Sex abuse trial continues
A social worker who interviewed a boy who has accused his father of sexual abuse has told a jury that although he did not initially make a complaint of a sexual nature the child asked to see him again and later disclosed inappropriate touching
The 73-year-old accused man has pleaded not guilty at the Central Criminal Court to sexually assaulting his son from the age of three to six and sexually assaulting and raping two daughters between the ages of four and 11 at various locations between 1995 and 2002.
The witness told Ms Isobel Kennedy SC (with Ms Anne Marie Lawlor BL), prosecuting, that a guardian ad litem was an experienced social work practitioner who is an independent person who provides information and advice to courts on children's welfare.
This person will convey the children’s wishes and feelings in relation to future care arrangements and also give their own advice to what is in the child's best interests.
He told Ms Kennedy that he was appointed the children’s guardian ad litem in 2000 and as part of his duties later he had an interview with the man’s son in October 2001.
He said the boy made disclosures of physical abuse and inappropriate sexual touching at that meeting.
The man told Mr Blaise O’Carroll SC, defending, during cross examination that the interview was not video taped but there was a transcript taken.
When asked by Mr O’Carroll how the meeting had come about he said that the boy had asked to see him.
He agreed that he had an earlier meeting with the boy in September 2001 and in that meeting the boy made allegations of physical abuse against his parents but did not make allegations of a sexual nature against his father.

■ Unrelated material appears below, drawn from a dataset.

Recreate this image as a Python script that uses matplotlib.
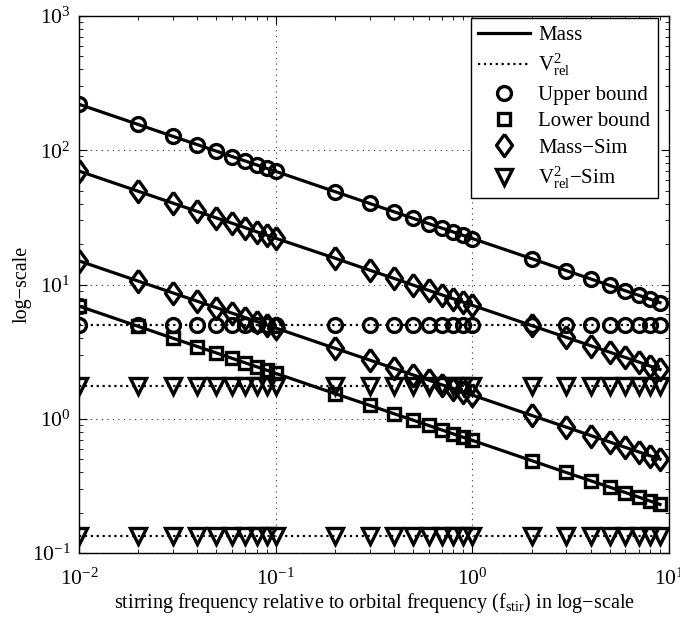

The boy was eight years old at the time of that interview.
He agreed he asked the boy at that meeting if there was anything else he wanted to talk about or that was making him uncomfortable and the child replied no. He then asked the child if he wanted to see him again and he said yes.
He said that usually he lets children mull over what they have discussed at a meeting and over a period of time as trust is built up they can make disclosures safe in knowledge that nothing will happen to them.
The man agreed that at the next meeting in October that the child told him he had forgotten to tell him something and said his father had told him to touch his private parts. He said he did not prompt him.
Asked if he remembered generating a report about an access visit after the children were taken into care when the eldest daughter and the son had sat in their father's lap he agreed that he had observed an access visit but was not sure if he wrote a report on it.
Mr O’Carroll told him that the accused man recalled him doing a “robot dance” to entertain the children at that visit. The witness told Mr O’Carroll he would stay in the background at those visits so the children could spend quality time with their parents and it was not his role to entertain families.
He agreed with Mr O’Carroll that a plan to house the children together in a unit did not happen and he said he was concerned about the care arrangements because there was a “constant campaign by both parents to disrupt the placements.”
The trial continues before Mr Justice George Birmingham and a jury of eight men and four women.